3aIT Blog

Windows 7Hopefully this is not news to any of our readers, but Microsoft's Windows 7 operating system hits end of life in January 2020. This means that it won't receive any more updates from Microsoft at all - security related or otherwise. Therefore, in short, if you're still using the aging OS, you should be planning to make sure you're not in the very near future!

For those that want a slightly longer explanation, while everything will seem to carry on working for anyone running Windows 7 after that date, any security flaws found in the operating system will no longer be fixed. This means that it will very quickly become an open goal for anyone trying to gain access to your machine maliciously. If that machine is on a company network, someone could then use this access to bounce through to other more secure services. A network is only as secure as its least secure device.

Microsoft have so far stuck to their promise that Windows 10 will be "the last version of Windows". There's no new version on the horizon that it's worth holding out for.

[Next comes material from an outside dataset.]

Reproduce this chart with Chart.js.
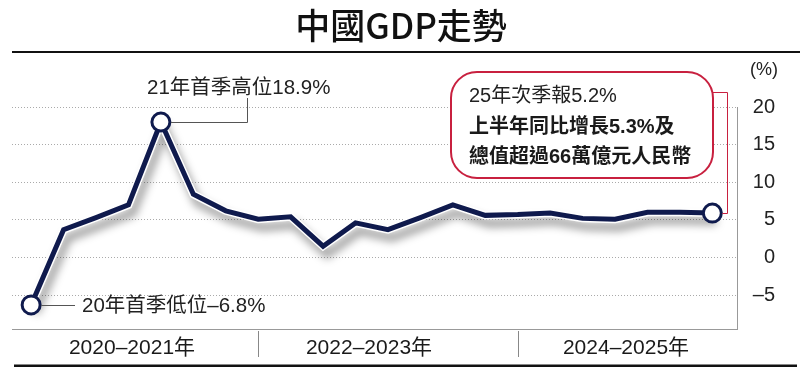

Therefore Windows 10 is now the only sensible alternative to Windows 7 for anyone that either wants or has to run a Microsoft operating system. While Windows 8.1 is still supported (for security updates only), that will hit end of life in 2023.

For any business users that literally have no choice but to run a full copy of Windows 7 after this date for a legacy application (and cannot run it as an isolated virtual machine within a Windows 10 installation), as usual, we would recommend keeping any such machines off both the internet and the company network entirely.

Windows 7 is not the only once popular Microsoft application reaching end of life in 2020. Office 2010 also falls out of support towards the end of the year. Anyone still running this should either switch to Office 2019 or Office 365.